上場企業約3600社の約7割を占める3月期決算。この5月に最新の本決算データが出そろった。
企業の業績で基本中の基本となるのが売り上げ(売上高、営業収益)だ。持続的な発展には安定した利益が不可欠ながら、いくら原価や費用を抑えても肝心の売り上げがさっぱり稼げなければ意味がない。
言うまでもないが売り上げとは、企業が商品やサービスの提供などの営業活動によって得た収益のこと。業種や業態、企業ごとに売り上げの稼ぎ方はさまざまだ。では、この売り上げを効率的に上げているのは、いったいどんな企業なのか。東洋経済オンラインは上場企業の最新決算を対象とした「1人当たり売上高」を調べ、トップ500社をランキングした。
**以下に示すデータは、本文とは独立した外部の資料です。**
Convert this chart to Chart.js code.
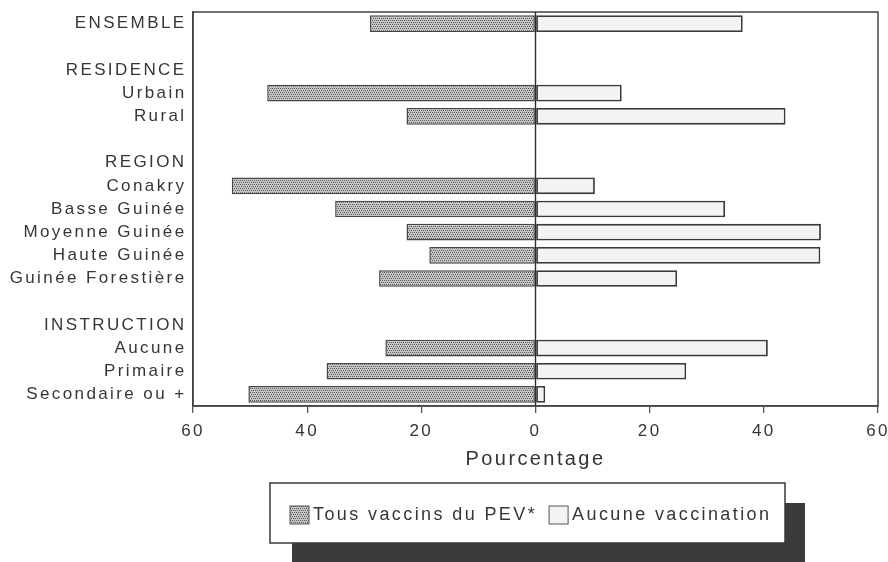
<!DOCTYPE html>
<html>
<head>
<meta charset="utf-8">
<script src="https://cdn.jsdelivr.net/npm/chart.js@4.4.0/dist/chart.umd.min.js"></script>
<style>
  html, body { margin: 0; padding: 0; background: #ffffff; }
</style>
</head>
<body>
<canvas id="vaccChart" width="888" height="562"></canvas>
<script>
// rows from top to bottom; empty strings are spacer rows
const categories = ['ENSEMBLE', '', 'RESIDENCE', 'Urbain', 'Rural', '', 'REGION', 'Conakry',
  'Basse Guinée', 'Moyenne Guinée', 'Haute Guinée', 'Guinée Forestière', '', 'INSTRUCTION',
  'Aucune', 'Primaire', 'Secondaire ou +'];
const tousVaccins = [29.0, null, null, 47.0, 22.6, null, null, 53.2, 35.1, 22.6, 18.6, 27.4,
  null, null, 26.3, 36.6, 50.3];
const aucuneVaccination = [36.3, null, null, 15.1, 43.8, null, null, 10.4, 33.2, 50.0, 49.9, 24.8,
  null, null, 40.7, 26.4, 1.7];
const xTicks = [-60, -40, -20, 0, 20, 40, 60];
const seriesLabels = ['Tous vaccins du PEV*', 'Aucune vaccination'];

const FONT = "'Liberation Sans', Arial, Helvetica, sans-serif";
const TEXT = '#363636';

// grey stipple used for the left-hand bars
function stipple() {
  const c = document.createElement('canvas');
  c.width = 4; c.height = 4;
  const g = c.getContext('2d');
  g.fillStyle = '#c6c6c6';
  g.fillRect(0, 0, 4, 4);
  g.fillStyle = '#5a5a5a';
  [[0, 0], [2, 0], [1, 2], [3, 2]].forEach(p => g.fillRect(p[0], p[1], 1, 1));
  return g.createPattern(c, 'repeat');
}

// wide letter spacing for all chart text
const spacing = {
  id: 'spacing',
  beforeUpdate(chart) { chart.ctx.letterSpacing = '2.4px'; },
  beforeDraw(chart) { chart.ctx.letterSpacing = '2.4px'; }
};

// box around the plot and the vertical line at zero
const frame = {
  id: 'frame',
  afterDatasetsDraw(chart) {
    const { ctx, chartArea: a } = chart;
    const x0 = chart.scales.x.getPixelForValue(0);
    ctx.save();
    ctx.strokeStyle = '#444';
    ctx.lineWidth = 1.5;
    ctx.strokeRect(a.left, a.top, a.right - a.left, a.bottom - a.top);
    ctx.strokeStyle = '#2e2e2e';
    ctx.lineWidth = 1.4;
    ctx.beginPath();
    ctx.moveTo(x0, a.top);
    ctx.lineTo(x0, a.bottom);
    ctx.stroke();
    ctx.restore();
  }
};

// framed legend with a dark drop shadow
const boxLegend = {
  id: 'boxLegend',
  afterDraw(chart, args, opts) {
    const { ctx } = chart;
    const b = opts.box;
    ctx.save();
    ctx.letterSpacing = '2.4px';
    ctx.fillStyle = '#3b3b3b';
    ctx.fillRect(b.x + 22, b.y + 20, b.w - 2, b.h + 20);
    ctx.fillStyle = '#ffffff';
    ctx.fillRect(b.x, b.y, b.w, b.h);
    ctx.strokeStyle = '#3a3a3a';
    ctx.lineWidth = 1.5;
    ctx.strokeRect(b.x, b.y, b.w, b.h);
    ctx.font = '18px ' + FONT;
    ctx.textBaseline = 'middle';
    let x = b.x + 20;
    const cy = b.y + b.h / 2 + 2;
    chart.data.datasets.forEach(ds => {
      ctx.fillStyle = ds.backgroundColor;
      ctx.fillRect(x, cy - 9, 19, 18);
      ctx.strokeStyle = '#555';
      ctx.lineWidth = 1;
      ctx.strokeRect(x, cy - 9, 19, 18);
      ctx.fillStyle = TEXT;
      ctx.fillText(ds.label, x + 23, cy);
      x += 23 + ctx.measureText(ds.label).width + 12;
    });
    ctx.restore();
  }
};

new Chart(document.getElementById('vaccChart'), {
  type: 'bar',
  data: {
    labels: categories,
    datasets: [
      {
        label: seriesLabels[0],
        data: tousVaccins.map(v => v === null ? null : -v),
        backgroundColor: stipple(),
        borderColor: '#474747',
        borderWidth: 1.5,
        borderSkipped: false
      },
      {
        label: seriesLabels[1],
        data: aucuneVaccination,
        backgroundColor: '#f3f3f3',
        borderColor: '#3a3a3a',
        borderWidth: 1.8,
        borderSkipped: false
      }
    ]
  },
  options: {
    indexAxis: 'y',
    responsive: false,
    animation: false,
    devicePixelRatio: 1,
    barPercentage: 0.72,
    categoryPercentage: 1,
    layout: { padding: { top: 12, right: 10, bottom: 91, left: 0 } },
    plugins: {
      legend: { display: false },
      tooltip: { enabled: false },
      boxLegend: { box: { x: 270, y: 483, w: 515, h: 60 } }
    },
    scales: {
      x: {
        stacked: true,
        min: -60,
        max: 60,
        afterBuildTicks: s => { s.ticks = xTicks.map(v => ({ value: v })); },
        afterFit: s => { s.height = 65; s.paddingLeft = 0; s.paddingRight = 0; },
        grid: {
          color: 'rgba(0,0,0,0)',
          tickColor: '#555',
          tickLength: 7,
          lineWidth: 1.3
        },
        border: { display: true, color: '#444', width: 1.5 },
        ticks: {
          padding: 8,
          color: TEXT,
          font: { family: FONT, size: 17 },
          callback: v => Math.abs(v)
        },
        title: {
          display: true,
          text: 'Pourcentage',
          color: '#333',
          font: { family: FONT, size: 20 },
          padding: { top: 0, bottom: 0 }
        }
      },
      y: {
        stacked: true,
        afterFit: s => { s.width = 193; s.paddingTop = 0; s.paddingBottom = 0; },
        grid: { display: false },
        border: { display: true, color: '#444', width: 1.5 },
        ticks: {
          padding: -1.5,
          color: TEXT,
          autoSkip: false,
          font: { family: FONT, size: 17 }
        }
      }
    }
  },
  plugins: [spacing, frame, boxLegend]
});
</script>
</body>
</html>
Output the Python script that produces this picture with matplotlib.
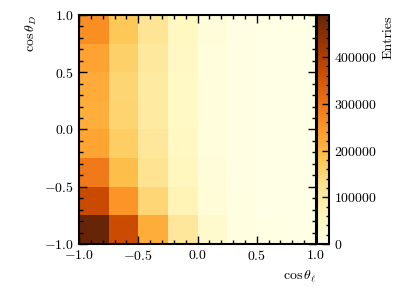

その名のとおり、それぞれの企業の直近本決算における売上高を従業員数で割って算出した数値で、全体の売上高、営業損益、平均年収も併載した。従業員数には一般的に派遣やパート、アルバイトなどの非正規社員(臨時従業員)が含まれていないので、実質的な頭数で割り出した数値とは少しズレがあるかもしれないが、企業の営業力や収益性、効率性の目安になる。
上位でも利益を稼げていないケースも
一般的な事業会社と収益計上の概念が異なる金融系(銀行、証券、保険、リース会社の一部)などは除外したため、集計対象は3379社となった。1年前にも同じ趣旨のランキングを公表しており、それも参考にしていただきたい。一部のデータは『会社四季報』(東洋経済新報社、最新号が6月13日発売予定)から抜粋した。
1位は前回に続いてトーメンデバイス。トーメンと2006年に合併した豊田通商系の企業で、半導体や液晶の専門商社だ。サムスン電子のDRAM・フラッシュメモリの扱いを主体としている。扱っている商品と専門商社という業態の特性があるかもしれないが、前期(2016年3月期)でみると116人で1893億円を売り上げており、1人当たり売上高は16億3251
万円にも及ぶ。一方、営業利益率は1%台と収益率は決して高くない。
前回ランキングと同じく上位には石油会社の姿が目立つが、原油市況の影響もあり、前期決算は赤字になっている。売り上げが大きくなりやすい業種・業態はあるが、利益率との関係などを見ると、必ずしも効率的に利益を稼げていないケースもある。 1人当たり1億円の売り上げを稼ぐ企業は441社。対象企業の1割強に当たる。全社を平均すると約5800万円。これは未上場会社でも目安となりそうだ。